Senate probes non-payment of severance, pensions to judicial officers

By Taiye Odewale
Abuja

The Senate yesterday set machinery in motion towards probing non-payment of severance, gratuity, pensions and arrears of other entitlements to retired state judicial officers by state governments.
To this effect, it has directed its Committee on Judiciary, Human Rights and Legal Matters to conduct an investigative hearing on issues surrounding the non-payment of severance emoluments for the retired judges and report back within four weeks.
The upper legislative chamber also mandated the committee to review the laws impeding the harmonisation of the processes and prompt payment of retirement benefits of all judicial officers in the country.
Similarly, it urged the National Judicial Council (NJC) to harmonise the payment of retirement benefits of all judges of superior courts of records in the country as it has done with the salaries and emoluments of retired judicial officers listed in Section 6 of the Constitution.
These resolutions followed a motion, “The plight of retired judges of state High Courts and the need to harmonise the process of paying the retirement benefits of all judges of superior courts of records in Nigeria” by Senator Chukwuka Utazi (PDP, Enugu North).
Utazi recalled that sometimes around December 2016, Hon. Justice Godwin Ononiba, retired Chief Judge of Anambra state, leading other retired judges, sued the state government, the National Industrial Court for non-payment of their severance, gratuities, pensions and arrears of pensions.

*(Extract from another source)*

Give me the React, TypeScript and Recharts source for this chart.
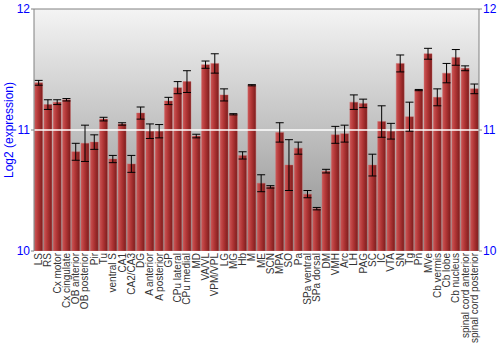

Utazi said the suit was “indicative and a reflection of the depressing plight of retired judicial officers, especially judges of the state High Courts in Nigeria.”
According to him, “the constitution deliberately placed the salaries of federal and state judicial officers as a first line charge on the Consolidated Revenue Fund as a way to secure the independence of the judiciary and such are paid by or transmitted through the NJC to the necessary sub-authorities.”
The lawmaker noted that the retirement benefits of federal judicial officers are paid by the NJC, except for a few hiccups, the council has discharged this role quite prompt.
In his remarks, the Senate President, Dr. Bukola Saraki, stressed the need to address the plight of retired judicial officers in order to save them from dying out of misery and hopelessness after retirement.
He, therefore, mandated the Senate Committee on Judiciary, Human Rights and Legal Matters to look into the non-payment of severance, gratuity, pensions and arrears of the judicial officers and report back within four weeks.